The commencement ceremony began with the Southwestern Central School Orchestra, directed by Janice Carlson, performing "Glorioso" by Robert Smith. As the graduates made their way down the aisle toward their seats the orchestra played a processional "Pomp and Circumstance" by Edward Elgar. The song was followed by a welcoming address by Veronica Schuver, honor society member, 2013 Distinguished Young Woman of Lakewood and recipient of several scholarships.
"Truly without the love and support of family and friends we would not be the young adults we are today ... Parents especially, for forming the foundation for our success," said Schuver. "We are proud to have made it, and thankful for everyone who came."
Upon completion of the welcoming address, the orchestra performed the "Star Spangled Banner" by Francis Scott Key. Aleksander Peck, graduating senior, then took the stage to introduce guests.
"Thank you to all these guests for helping our graduates make it to this point in our educational career," said Peck.
Rebecca Josephson and Madilyn Gerace, class and student council presidents, then gave their address.
"Most of the time, a graduation speech like this begins with a quote that is inspirational ... however, instead, we would like to quote a lady ... 'We're walking,'" said Gerace. "For those of you who do not know, this woman was a tour guide from one of the buses during senior trip."

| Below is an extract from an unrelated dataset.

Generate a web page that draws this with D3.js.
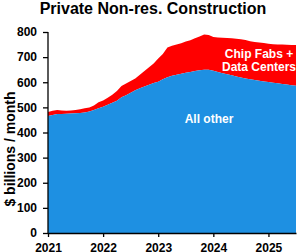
<!DOCTYPE html>
<html>
<head>
<meta charset="utf-8">
<script src="https://cdn.jsdelivr.net/npm/d3@7"></script>
<style>
  body { margin: 0; background: #fff; }
  text { font-family: "Liberation Sans", Arial, sans-serif; font-weight: bold; }
</style>
</head>
<body>
<div id="chart"></div>
<script>
// monthly, Jan 2021 .. Jul 2025, $ billions / month (SAAR)
var startYear = 2021;
var totalSpend = [482,487,490,488,487,488,490,493,497,500,507,520,
  527,538,550,565,585,595,605,615,630,645,660,675,
  695,712,738,745,750,755,762,767,775,782,790,788,
  780,778,777,776,775,773,771,768,763,760,758,756,
  753,751,750,750,749,748,748];
var allOther = [466,470,474,474,475,476,477,478,480,484,490,497,
  502,510,518,526,540,548,558,568,576,583,590,597,
  602,612,620,626,630,634,638,641,645,648,650,650,
  646,641,636,632,628,623,619,615,612,609,606,603,
  601,598,596,593,591,588,586];
var yearTicks = [2021,2022,2023,2024,2025];
var yTicks = [0,100,200,300,400,500,600,700,800];

var width = 300, height = 252;
var margin = {top: 32, right: 4, bottom: 19, left: 48};

var svg = d3.select('#chart')
  .append('svg')
    .attr('width', width)
    .attr('height', height);

var data = totalSpend.map(function(d, i) {
  return {t: startYear + i / 12, total: d, other: allOther[i]};
});

var x = d3.scaleLinear()
  .domain([2021, startYear + (totalSpend.length - 1) / 12])
  .range([margin.left, width - margin.right]);

var y = d3.scaleLinear()
  .domain([0, 800])
  .range([height - margin.bottom, margin.top]);

var chipArea = d3.area()
  .x(function(d) { return x(d.t); })
  .y0(function(d) { return y(d.other); })
  .y1(function(d) { return y(d.total); });

var otherArea = d3.area()
  .x(function(d) { return x(d.t); })
  .y0(y(0))
  .y1(function(d) { return y(d.other); });

svg.append('path')
  .datum(data)
  .attr('d', chipArea)
  .attr('fill', '#ff0000');

svg.append('path')
  .datum(data)
  .attr('d', otherArea)
  .attr('fill', '#1e90e2');

// axes
var yAxis = svg.append('g')
  .attr('transform', 'translate(' + margin.left + ',0)')
  .call(d3.axisLeft(y).tickValues(yTicks).tickSize(5).tickPadding(6));

var xAxis = svg.append('g')
  .attr('transform', 'translate(0,' + y(0) + ')')
  .call(d3.axisBottom(x).tickValues(yearTicks).tickFormat(d3.format('d')).tickSize(4).tickPadding(6).tickSizeOuter(0));

[yAxis, xAxis].forEach(function(g) {
  g.selectAll('path, line').attr('stroke', '#000').attr('stroke-width', 1.3);
  g.selectAll('text').attr('fill', '#000').style('font-size', '12px');
});
yAxis.select('.domain').attr('d', 'M0,' + y(800) + 'V' + y(0));

// title
svg.append('text')
  .attr('x', 153)
  .attr('y', 14)
  .attr('text-anchor', 'middle')
  .style('font-size', '16px')
  .attr('fill', '#000')
  .text('Private Non-res. Construction');

svg.append('text')
  .attr('transform', 'translate(15,149) rotate(-90)')
  .attr('text-anchor', 'middle')
  .style('font-size', '14px')
  .attr('fill', '#000')
  .text('$ billions / month');

// labels
var labels = [
  {text: 'Chip Fabs +', x: 259, y: 58},
  {text: 'Data Centers', x: 259, y: 71},
  {text: 'All other', x: 209, y: 123}
];
svg.selectAll('.lbl')
  .data(labels)
  .enter().append('text')
    .attr('class', 'lbl')
    .attr('x', function(d) { return d.x; })
    .attr('y', function(d) { return d.y; })
    .attr('text-anchor', 'middle')
    .attr('fill', '#fff')
    .style('font-size', '12px')
    .text(function(d) { return d.text; });
</script>
</body>
</html>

"... Little did this tour guide know how much truth there is in her statement," said Josephson.
"Eighteen years ago today when we took our first step, we began walking, and we never stopped since," said Gerace. "In the future if we find ourselves on different paths, we will still be walking. ... It is by walking that we will make a difference."
"We are up here to remind you to thank all the people that tied your shoes for the miles ahead, and that will keep you walking in the future," said Josephson.

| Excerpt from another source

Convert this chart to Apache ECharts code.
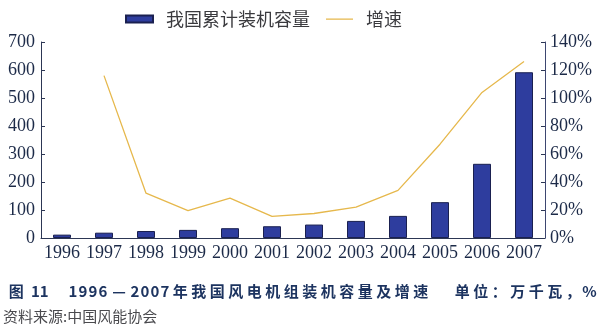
<!DOCTYPE html>
<html>
<head>
<meta charset="utf-8">
<script src="https://cdn.jsdelivr.net/npm/echarts@6/dist/echarts.min.js"></script>
<style>
  html, body { margin: 0; padding: 0; background: #fff; }
  #chart { width: 600px; height: 328px; }
</style>
</head>
<body>
<div id="chart"></div>
<script>
// Years on the category axis
const years = ['1996', '1997', '1998', '1999', '2000', '2001', '2002', '2003', '2004', '2005', '2006', '2007'];
// Cumulative installed wind capacity, 万千瓦
const capacity = [12, 19, 25, 29, 35, 42, 48, 61, 79, 128, 265, 592];
// Year-on-year growth, %
const growth = [null, 116, 32, 19.5, 28.5, 15.5, 17.5, 22, 34, 67, 104, 126];
// Axis tick settings
const leftTicks = { min: 0, max: 700, interval: 100 };
const rightTicks = { min: 0, max: 140, interval: 20 };

const capName = '我国累计装机容量';
const growthName = '增速';
const captionPieces = [
  { text: '图', x: 7, split: true },
  { text: '11', x: 31, split: false },
  { text: '1996—2007 年我国风电机组装机容量及增速', x: 68, split: true },
  { text: '单位：万千瓦，%', x: 453, split: true }
];
const sourceText = '资料来源:中国风能协会';

const axisColor = '#2c3654';
const labelColor = '#1c2a48';
const serif = '"Liberation Serif", "DejaVu Serif", serif';
const cjk = '"Noto Sans CJK SC", "Noto Sans", sans-serif';

// Spaced caption: each glyph sits centred in its own cell
function pitchOf(ch) {
  if (/[0-9]/.test(ch)) return 10;
  if (ch === '—') return 22;
  if (ch === ' ') return 1;
  if (ch === '%') return 14;
  return 18.5;
}
function captionElements(pieces, y) {
  const els = [];
  const style = {
    fill: '#1d3460',
    font: 'bold 15px ' + cjk,
    textVerticalAlign: 'middle'
  };
  pieces.forEach(p => {
    if (!p.split) {
      els.push({ type: 'text', x: p.x, y: y, style: Object.assign({ text: p.text, textAlign: 'left' }, style) });
      return;
    }
    let x = p.x;
    for (const ch of p.text) {
      const w = pitchOf(ch);
      if (ch !== ' ') {
        els.push({
          type: 'text',
          x: x + w / 2,
          y: y,
          style: Object.assign({ text: ch, textAlign: 'center' }, style)
        });
      }
      x += w;
    }
  });
  return els;
}

// Plain thin line used as the legend key of the growth series
const lineKey = 'path://M0,0H1V0.01H0Z M0,3H30V4.2H0Z M0,7H1V7.01H0Z';

const chart = echarts.init(document.getElementById('chart'), null, { renderer: 'canvas' });

chart.setOption({
  animation: false,
  backgroundColor: '#ffffff',
  grid: { left: 41, right: 55, top: 42, bottom: 90, containLabel: false },
  legend: {
    left: 120,
    top: 5,
    itemWidth: 27,
    itemHeight: 7,
    itemGap: 16,
    data: [
      { name: capName, icon: 'rect' },
      { name: growthName, icon: lineKey }
    ],
    textStyle: {
      fontFamily: cjk,
      fontSize: 18,
      color: '#3a3a3e',
      padding: [0, 0, 0, 8]
    }
  },
  xAxis: {
    type: 'category',
    data: years,
    boundaryGap: true,
    axisLine: { lineStyle: { color: axisColor, width: 1 } },
    axisTick: { inside: true, length: 4, lineStyle: { color: axisColor } },
    axisLabel: {
      margin: 6,
      fontFamily: serif,
      fontSize: 18,
      color: labelColor,
      interval: 0
    }
  },
  yAxis: [
    {
      type: 'value',
      min: leftTicks.min,
      max: leftTicks.max,
      interval: leftTicks.interval,
      axisLine: { show: true, lineStyle: { color: axisColor, width: 1 } },
      axisTick: { show: true, inside: true, length: 4, lineStyle: { color: axisColor } },
      splitLine: { show: false },
      axisLabel: {
        margin: 6,
        fontFamily: serif,
        fontSize: 18,
        color: labelColor
      }
    },
    {
      type: 'value',
      position: 'right',
      min: rightTicks.min,
      max: rightTicks.max,
      interval: rightTicks.interval,
      axisLine: { show: true, lineStyle: { color: '#3d4670', width: 1 } },
      axisTick: { show: true, inside: true, length: 4, lineStyle: { color: axisColor } },
      splitLine: { show: false },
      axisLabel: {
        margin: 5,
        fontFamily: serif,
        fontSize: 18,
        color: labelColor,
        formatter: '{value}%'
      }
    }
  ],
  series: [
    {
      name: capName,
      type: 'bar',
      yAxisIndex: 0,
      data: capacity,
      barWidth: 18,
      itemStyle: {
        color: '#2e3d9e',
        borderColor: '#1a2050',
        borderWidth: 1
      }
    },
    {
      name: growthName,
      type: 'line',
      yAxisIndex: 1,
      data: growth,
      symbol: 'none',
      connectNulls: false,
      lineStyle: { color: '#e6b84c', width: 1.3 },
      itemStyle: { color: '#e6b84c' },
      z: 3
    }
  ],
  graphic: captionElements(captionPieces, 291).concat([
    {
      type: 'text',
      left: 3,
      top: 309,
      style: {
        text: sourceText,
        fill: '#4a4a4e',
        font: '15px ' + cjk
      }
    }
  ])
});
</script>
</body>
</html>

Erica Stevens, salutatorian, offered a motivating speech which listed nine rules that one of her teachers bestowed upon her and many other students.
"This is it, we've made it to graduation with only a few bumps and bruises from the journey," said Stevens. "Now, all highschoolers have, at one point or another, complained that they are never going to use this stuff again. Sure, we're all going into different fields, and our class will end up covering every end of the job spectrum. But, the truth is, when you really think about it, we've learned so much more in these past fours years at Southwestern than just math, science, social studies and English."
Conner Forsberg, valedictorian, followed with a speech regarding cosmology, science and the role humans take in the shaping of the fate of the planet.
"I wish to lend a bit of perspective today," said Forsberg. "Perspective humbles us, inspires us and it can ground us to reality. Modern cosmology, the study of the realities of our universe lends a perspective quite unlike any other. It's upsetting for many, offering uncomfortable and unfamiliar truths about our existence, but I think that makes it all the more interesting."
Forsberg continued by speaking about the "click" that created the universe, and how it marked the beginning of time and existence as humans know it.
"In other words, everything that we know, have ever known or will ever know," continued Forsberg. " ... Humans for ages have searched for our purpose in the greater scheme of things, if not for something to give us a purpose. ... But, to science there is no purpose for humanity other than to find the truth - no matter how foreign, uncomfortable or inconvenient it may be. ... For the individual, your purpose is yours to make and shape ... - use it wisely."
Keynote speaker Mary Glance, senior human resource executive and 1995 graduate of Southwestern Central School, addressed the 2013 graduates during the ceremony with a speech that touched upon four points: Shine, wonder, connect and smile.
"You may face adversity, rejection, defeat, heartache, inequality, financial hardship, sickness and pain, but how you respond determines if you will find happiness and if you will be successful, " said Glance. "And, if your day isn't going your way, just remember that you always get a new chance to try again tomorrow. It takes both rain and sunshine to make a rainbow, so when it's raining, just keep working hard and know that a rainbow will appear soon.
"The most important thing to remember is that it is not what you do, but who you are," continued Glance. "What matters most to people is not what college you went to, or what job you held, it is how you make them feel when they are with you. Be a person that is honest, empathetic, genuine and enjoyable to be around - learn to smile."
Maureen Donahue, James Butler and Shelly O'Boyle then awarded the graduates with their diplomas, and Donahue signaled the traditional tassel change over. The orchestra concluded the program with a recessional "Centennial Overture" by William Hofeldt.